Thursday, February 25, 2016

Bathymetric Forum to Study Ocean Floor and How it Affects Critical Issues

From Pollution to Tsunamis - Keys Can Lie Under the Waves
Shipping News Feature
MONACO – A conference to be held in Monaco in June, on the future of ocean floor mapping, will examine the ever-increasing pressures on the oceans of the world, the largest living space on Earth and perhaps its most precious resource, and seek solutions on how to address present and future challenges. The Forum for Future Ocean Floor Mapping will bring together senior representatives, scientists and scholars from major ocean-related and international organisations, to discuss the importance of understanding the shape of the ocean floor in order to address critical issues such as marine pollution and degradation, ocean warming, acidification and the impact of global climate change.

The Forum is being held jointly by the General Bathymetric Chart of the Oceans (GEBCO), the only international project with a directive to map the floor of the global oceans, and the Nippon Foundation, a private philanthropic foundation with its headquarters in Tokyo which is also funding the Forum. Admiral Shin Tani, Chairman of GEBCO’s Guiding Committee observed:

“Defining the shape of the world’s ocean floor underpins a broad range of human activity associated with the oceans of the world. Bathymetry, or ocean depth information, is the primary instrument for a better understanding of coastal erosion, storm surges, the threat of tsunamis, and ocean currents and tidal flows worldwide. It is the key for assessing the impact of sea-level rises, lies at the heart of safe navigation, and is the basis of exploration for oil, gas and mineral resources.”

GEBCO, a joint project of the Intergovernmental Oceanographic Commission (IOC) of UNESCO, the United Nations Educational.
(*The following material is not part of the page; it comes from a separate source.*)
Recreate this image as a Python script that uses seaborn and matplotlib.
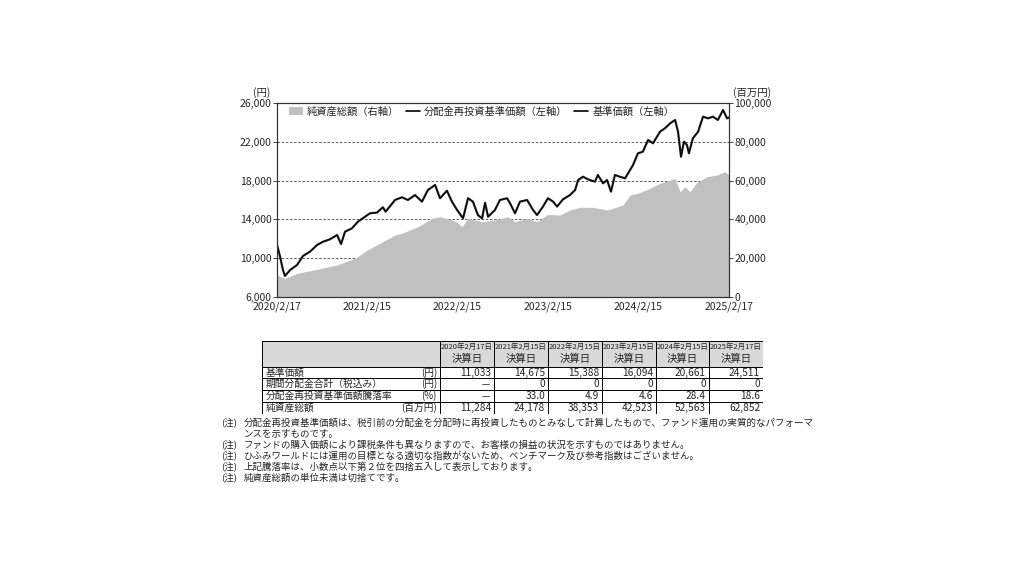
import numpy as np
import pandas as pd
import matplotlib
matplotlib.use("Agg")
import matplotlib.pyplot as plt
import seaborn as sns
from matplotlib.patches import Patch, Rectangle
from matplotlib.lines import Line2D

# ===============================
# データ
# ===============================
price_dates = [
    "2020-02-17", "2020-02-29", "2020-03-12", "2020-03-20", "2020-04-10", "2020-05-08",
    "2020-06-01", "2020-06-29", "2020-07-28", "2020-08-21", "2020-09-18", "2020-10-17",
    "2020-11-02", "2020-11-18", "2020-12-16", "2021-01-09", "2021-02-07", "2021-02-27",
    "2021-03-27", "2021-04-20", "2021-05-01", "2021-06-08", "2021-07-06", "2021-07-30",
    "2021-08-28", "2021-09-25", "2021-10-19", "2021-11-17", "2021-12-07", "2022-01-04",
    "2022-01-24", "2022-02-14", "2022-03-10", "2022-03-30", "2022-04-19", "2022-05-09",
    "2022-05-26", "2022-06-07", "2022-06-19", "2022-07-17", "2022-08-06", "2022-09-04",
    "2022-09-16", "2022-10-06", "2022-10-26", "2022-11-24", "2022-12-18", "2023-01-03",
    "2023-01-27", "2023-02-16", "2023-03-09", "2023-03-25", "2023-04-18", "2023-05-16",
    "2023-06-06", "2023-06-18", "2023-07-08", "2023-07-28", "2023-08-25", "2023-09-06",
    "2023-09-27", "2023-10-13", "2023-10-29", "2023-11-14", "2023-12-04", "2023-12-25",
    "2024-01-06", "2024-01-26", "2024-02-15", "2024-03-06", "2024-03-27", "2024-04-16",
    "2024-05-14", "2024-06-03", "2024-06-24", "2024-07-14", "2024-07-26", "2024-08-07",
    "2024-08-19", "2024-08-31", "2024-09-08", "2024-09-24", "2024-10-15", "2024-11-04",
    "2024-11-24", "2024-12-14", "2025-01-03", "2025-01-24", "2025-02-09", "2025-02-17",
]
price_values = [
    11400, 10200, 8800, 8165, 8780, 9300,
    10230, 10670, 11360, 11700, 11950, 12390,
    11460, 12730, 13080, 13760, 14280, 14630,
    14700, 15250, 14800, 16000, 16280, 16000,
    16510, 15830, 17030, 17550, 16180, 16960,
    15830, 14970, 14110, 16180, 15830, 14450,
    14110, 15720, 14280, 14970, 16000, 16180,
    15660, 14630, 15830, 16000, 14970, 14450,
    15320, 16180, 15830, 15320, 16070, 16510,
    17030, 18060, 18400, 18130, 17890, 18580,
    17720, 18060, 16860, 18580, 18400, 18230,
    18750, 19610, 20810, 20980, 22190, 21850,
    23040, 23390, 23900, 24250, 23040, 20460,
    22020, 21670, 20810, 22360, 23040, 24590,
    24420, 24590, 24250, 25280, 24420, 24511,
]

nav_dates = [
    "2020-02-17", "2020-03-20", "2020-05-08", "2020-07-28", "2020-10-17", "2020-12-28",
    "2021-02-15", "2021-04-08", "2021-06-08", "2021-07-06", "2021-09-09", "2021-11-05",
    "2021-12-07", "2022-01-24", "2022-02-15", "2022-03-06", "2022-03-30", "2022-05-26",
    "2022-07-17", "2022-09-08", "2022-10-06", "2022-11-24", "2023-01-03", "2023-02-15",
    "2023-04-06", "2023-05-16", "2023-06-26", "2023-08-17", "2023-10-13", "2023-11-06",
    "2023-12-17", "2024-01-14", "2024-02-15", "2024-04-04", "2024-05-14", "2024-06-24",
    "2024-07-14", "2024-08-03", "2024-08-23", "2024-09-12", "2024-10-11", "2024-11-20",
    "2024-12-30", "2025-02-01", "2025-02-17",
]
nav_values = [
    11300, 9620, 12200, 14260, 16500, 19930,
    24100, 27670, 31960, 32800, 36250, 40550,
    41400, 39700, 38353, 36250, 40550, 38830,
    39700, 41400, 38830, 40550, 38830, 42523,
    42270, 44850, 46230, 46230, 44850, 45720,
    47420, 52580, 53500, 56030, 58600, 60310,
    61180, 54280, 56860, 54280, 59110, 62010,
    62890, 64590, 62852,
]

xtick_dates = ["2020-02-17", "2021-02-15", "2022-02-15", "2023-02-15", "2024-02-15", "2025-02-17"]
xtick_labels = ["2020/2/17", "2021/2/15", "2022/2/15", "2023/2/15", "2024/2/15", "2025/2/17"]
left_ticks = [6000, 10000, 14000, 18000, 22000, 26000]
right_ticks = [0, 20000, 40000, 60000, 80000, 100000]

legend_labels = ["純資産総額（右軸）", "分配金再投資基準価額（左軸）", "基準価額（左軸）"]

# 表のデータ
table_dates = ["2020年2月17日", "2021年2月15日", "2022年2月15日",
               "2023年2月15日", "2024年2月15日", "2025年2月17日"]
row_names = ["基準価額", "期間分配金合計（税込み）", "分配金再投資基準価額騰落率", "純資産総額"]
row_units = ["(円)", "(円)", "(%)", "(百万円)"]
row_kijun = ["11,033", "14,675", "15,388", "16,094", "20,661", "24,511"]
row_bunpai = ["－", "0", "0", "0", "0", "0"]
row_raku = ["－", "33.0", "4.9", "4.6", "28.4", "18.6"]
row_junshi = ["11,284", "24,178", "38,353", "42,523", "52,563", "62,852"]

notes = [
    "分配金再投資基準価額は、税引前の分配金を分配時に再投資したものとみなして計算したもので、ファンド運用の実質的なパフォーマ",
    "ンスを示すものです。",
    "ファンドの購入価額により課税条件も異なりますので、お客様の損益の状況を示すものではありません。",
    "ひふみワールドには運用の目標となる適切な指数がないため、ベンチマーク及び参考指数はございません。",
    "上記騰落率は、小数点以下第２位を四捨五入して表示しております。",
    "純資産総額の単位未満は切捨てです。",
]

# ===============================
# スタイル
# ===============================
sns.set_style("white")
plt.rcParams["font.family"] = ["Noto Sans CJK JP", "DejaVu Sans"]

W, H = 1024, 576
fig = plt.figure(figsize=(W / 100, H / 100), dpi=100)

def fx(px):
    return px / W

def fy(py):
    return 1 - py / H

df_price = pd.DataFrame({"date": pd.to_datetime(price_dates), "value": price_values})
df_nav = pd.DataFrame({"date": pd.to_datetime(nav_dates), "value": nav_values})

ax = fig.add_axes([fx(277), fy(297), fx(729) - fx(277), fy(103) - fy(297)])
ax2 = ax.twinx()

# 純資産総額 (右軸) - 面グラフ
ax2.fill_between(df_nav["date"], 0, df_nav["value"], color="#c0c0c0", lw=0, zorder=1)
ax2.set_ylim(0, 100000)
ax2.set_yticks(right_ticks)
ax2.set_yticklabels([f"{v:,}" for v in right_ticks], fontsize=7.5)
ax2.set_axisbelow(True)
ax2.grid(axis="y", linestyle=(0, (3, 2)), color="#444444", lw=0.6)
ax2.grid(axis="x", visible=False)

# 基準価額 (左軸)
ax.set_zorder(ax2.get_zorder() + 1)
ax.patch.set_visible(False)
sns.lineplot(data=df_price, x="date", y="value", ax=ax, color="#333333", lw=1.6)
sns.lineplot(data=df_price, x="date", y="value", ax=ax, color="black", lw=0.7)
ax.set_ylim(6000, 26000)
ax.set_yticks(left_ticks)
ax.set_yticklabels([f"{v:,}" for v in left_ticks], fontsize=7.5)
ax.set_xlim(pd.Timestamp("2020-02-17"), pd.Timestamp("2025-02-17"))
ax.set_xticks(pd.to_datetime(xtick_dates))
ax.set_xticklabels(xtick_labels, fontsize=7.5)
ax.set_xlabel("")
ax.set_ylabel("")
ax.grid(False)

ax.tick_params(axis="x", direction="in", length=3, width=0.6, pad=3)
ax.tick_params(axis="y", direction="out", length=3, width=0.6, pad=1)
ax2.tick_params(axis="y", direction="out", length=3, width=0.6, pad=1)
for a in (ax, ax2):
    for s in a.spines.values():
        s.set_color("#333333")
        s.set_linewidth(0.8)

fig.text(fx(262), fy(93), "(円)", fontsize=7.5, ha="center", va="center")
fig.text(fx(752), fy(93), "(百万円)", fontsize=7.5, ha="center", va="center")

handles = [
    Patch(facecolor="#c0c0c0", edgecolor="none"),
    Line2D([], [], color="black", lw=1.2),
    Line2D([], [], color="black", lw=1.2),
]
ax.legend(handles, legend_labels, loc="upper left", bbox_to_anchor=(0.01, 1.02), ncol=3,
          frameon=False, fontsize=7.4, handlelength=1.4, handletextpad=0.4,
          columnspacing=0.6, borderaxespad=0.3)

# ===============================
# 表
# ===============================
tx0, ty0, tx1, ty1 = 262, 341, 763, 414
tax = fig.add_axes([fx(tx0), fy(ty1), fx(tx1) - fx(tx0), fy(ty0) - fy(ty1)])
tax.set_xlim(tx0, tx1)
tax.set_ylim(ty1, ty0)
tax.axis("off")

col_edges = [262, 440, 494, 548, 602, 656, 709, 763]
row_edges = [341, 367, 378, 390, 402, 414]

tax.add_patch(Rectangle((tx0, ty0), tx1 - tx0, row_edges[1] - ty0, facecolor="#d9d9d9",
                        edgecolor="none"))
for yy in row_edges:
    tax.plot([tx0, tx1], [yy, yy], color="black", lw=0.7)
for xx in col_edges:
    tax.plot([xx, xx], [ty0, ty1], color="black", lw=0.7)

for i, d in enumerate(table_dates):
    cx = (col_edges[i + 1] + col_edges[i + 2]) / 2
    tax.text(cx, 347, d, fontsize=5.4, ha="center", va="center")
    tax.text(cx, 359, "決算日", fontsize=7.5, ha="center", va="center")

rows = [row_kijun, row_bunpai, row_raku, row_junshi]
for r, (name, unit, vals) in enumerate(zip(row_names, row_units, rows)):
    cy = (row_edges[r + 1] + row_edges[r + 2]) / 2
    tax.text(266, cy, name, fontsize=7.0, ha="left", va="center")
    tax.text(437, cy, unit, fontsize=7.0, ha="right", va="center")
    for i, v in enumerate(vals):
        tax.text(col_edges[i + 2] - 3, cy, v, fontsize=7.3, ha="right", va="center")

# ===============================
# 注記
# ===============================
note_y = [422, 433, 444, 455, 466, 477]
for i, (yy, txt) in enumerate(zip(note_y, notes)):
    if i != 1:
        fig.text(fx(221), fy(yy + 3.5), "(注)", fontsize=6.8, ha="left", va="baseline")
    fig.text(fx(244), fy(yy + 3.5), txt, fontsize=6.8, ha="left", va="baseline")

fig.savefig("out.png", dpi=100)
Scientific and Cultural Organization, and the International Hydrographic Organisation (IHO), was founded by Prince Albert I of Monaco in 1903. While its original objective of portraying the general shape of the ocean floor has been accomplished, the challenges today require much finer resolution of bathymetry from the coast line to the deepest parts of the ocean.

Prince Albert II of Monaco has been invited to open the three day Forum, which will include a keynote address by Mr Yohei Sasakawa, Chairman of The Nippon Foundation, who was awarded the 2014 International Maritime Prize by the International Maritime Organisation (IMO) for his long standing dedication to maritime education and training. The Forum will culminate in a roadmap that will guide and focus collective efforts on mapping the gaps in current ocean depth coverage for the next ten years and beyond.

GEBCO, since 2004, has been instrumental in training a new generation of scientists and hydrographers in ocean bathymetry at the University of New Hampshire in the USA, with funds provided by The Nippon Foundation. Around 60 of these Nippon Foundation-GEBCO fellowship programme scholars, drawn from coastal states worldwide, will attend the Forum. Admiral Shin Tani concluded:

“The scholars will take back vital information to their home countries that will increase our ability to coordinate globally the mapping of our world’s oceans. We believe that this will benefit generations to come and will be a sound investment in our common future.”

Photo: James Cameron descended to the bottom of the Marianas Trench in 2013.